<<<<
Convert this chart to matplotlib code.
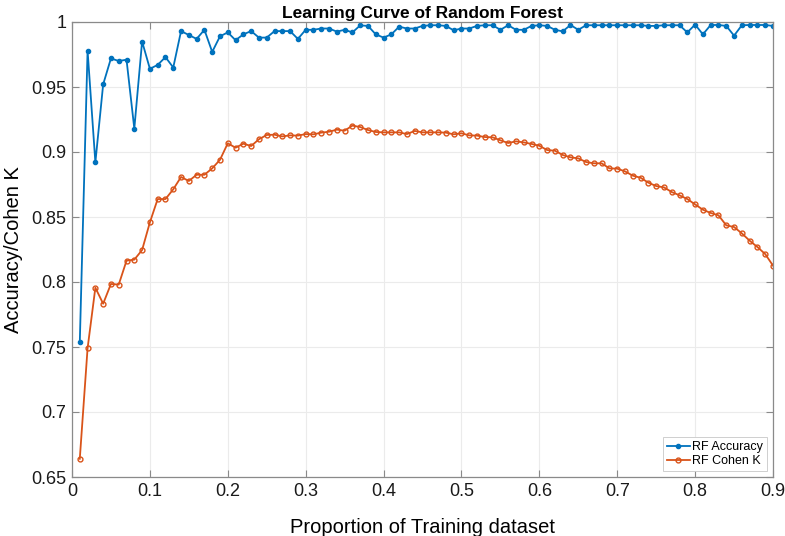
import numpy as np
import matplotlib
matplotlib.use('Agg')
import matplotlib.pyplot as plt

plt.rcParams['font.family'] = ['Liberation Sans', 'DejaVu Sans']

# proportion of training data 0.01 .. 0.90
prop = np.round(np.arange(1, 91) * 0.01, 2)

rf_acc = [0.7536, 0.978, 0.892, 0.952, 0.972, 0.970, 0.971, 0.918, 0.985, 0.964,
          0.967, 0.973, 0.965, 0.993, 0.990, 0.987, 0.994, 0.977, 0.989, 0.992,
          0.986, 0.9905, 0.993, 0.988, 0.988, 0.993, 0.993, 0.993, 0.987, 0.994,
          0.994, 0.995, 0.995, 0.9926, 0.994, 0.992, 0.9974, 0.997, 0.9905, 0.988,
          0.9905, 0.9964, 0.995, 0.995, 0.997, 0.9975, 0.9975, 0.997, 0.9936, 0.995,
          0.995, 0.997, 0.9975, 0.9975, 0.994, 0.9975, 0.994, 0.994, 0.997, 0.9975,
          0.997, 0.994, 0.9928, 0.9977, 0.994, 0.9975, 0.9975, 0.9975, 0.9975, 0.9975,
          0.9975, 0.9975, 0.9975, 0.997, 0.997, 0.9975, 0.9975, 0.9975, 0.992, 0.998,
          0.9905, 0.9977, 0.9977, 0.997, 0.9895, 0.9975, 0.9977, 0.9977, 0.9977, 0.997]

rf_kappa = [0.664, 0.749, 0.7956, 0.7833, 0.7985, 0.798, 0.8164, 0.8172, 0.8246, 0.8459,
            0.8638, 0.8638, 0.8713, 0.8808, 0.8777, 0.8825, 0.8825, 0.8874, 0.894, 0.9067,
            0.9033, 0.9064, 0.9046, 0.9098, 0.9131, 0.9133, 0.912, 0.9128, 0.9126, 0.9138,
            0.9136, 0.9149, 0.9156, 0.9172, 0.9164, 0.9203, 0.9192, 0.9169, 0.9154, 0.9151,
            0.9151, 0.9151, 0.9138, 0.9162, 0.9151, 0.9151, 0.9151, 0.9149, 0.9136, 0.9144,
            0.9128, 0.9126, 0.9115, 0.9113, 0.909, 0.9069, 0.9082, 0.9074, 0.9062, 0.9048,
            0.9015, 0.901, 0.8977, 0.8959, 0.8951, 0.8923, 0.8913, 0.8913, 0.8874, 0.8872,
            0.8851, 0.8818, 0.8802, 0.8764, 0.8738, 0.8728, 0.8692, 0.8667, 0.8638, 0.8597,
            0.8556, 0.8531, 0.8513, 0.8436, 0.8423, 0.8374, 0.8318, 0.8269, 0.8215, 0.8126]

xtick_labels = ['0', '0.1', '0.2', '0.3', '0.4', '0.5', '0.6', '0.7', '0.8', '0.9']
ytick_labels = ['0.65', '0.7', '0.75', '0.8', '0.85', '0.9', '0.95', '1']

fig = plt.figure(figsize=(7.85, 5.36), dpi=100)
ax = fig.add_axes([72/785, 1 - 477/536, (773-72)/785, (477-22)/536])

ax.plot(prop, rf_acc, '.-', color='#0072BD', lw=1.3, ms=6, label='RF Accuracy')
ax.plot(prop, rf_kappa, 'o-', color='#D95319', lw=1.3, ms=3.5, mfc='none', mew=1.0,
        label='RF Cohen K')

ax.set_xlim(0, 0.9)
ax.set_ylim(0.65, 1)
ax.set_xticks(np.linspace(0, 0.9, 10))
ax.set_xticklabels(xtick_labels)
ax.set_yticks(np.linspace(0.65, 1, 8))
ax.set_yticklabels(ytick_labels)
ax.grid(True, color='#ebebeb', lw=0.8)
ax.set_axisbelow(True)
ax.tick_params(direction='in', top=True, right=True, length=5, labelsize=13,
               color='#8a8a8a', labelcolor='#1a1a1a', width=0.8, pad=4)
for s in ax.spines.values():
    s.set_color('#8a8a8a')
    s.set_linewidth(0.9)

ax.set_title('Learning Curve of Random Forest', fontsize=12.5, fontweight='bold', pad=3)
ax.set_xlabel('Proportion of Training dataset', fontsize=14.5, labelpad=13)
ax.set_ylabel('Accuracy/Cohen K', fontsize=14.5, labelpad=6)

leg = ax.legend(loc='lower right', fontsize=9, fancybox=False, framealpha=1,
                edgecolor='#c8c8c8', borderaxespad=0.5, handlelength=1.8,
                handletextpad=0.2, borderpad=0.3, labelspacing=0.15)
leg.get_frame().set_linewidth(0.6)

fig.savefig('out.png', dpi=100)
>>>>
> What this task involves: Only the lines from the top of the data through the line with "prop = np.round(np.arange(1, 91) * 0.01, 2)" should be quoted, exactly and with both ends kept; skip the pictures.

> Complete output:
Convert this chart to matplotlib code.
import numpy as np
import matplotlib
matplotlib.use('Agg')
import matplotlib.pyplot as plt

plt.rcParams['font.family'] = ['Liberation Sans', 'DejaVu Sans']

# proportion of training data 0.01 .. 0.90
prop = np.round(np.arange(1, 91) * 0.01, 2)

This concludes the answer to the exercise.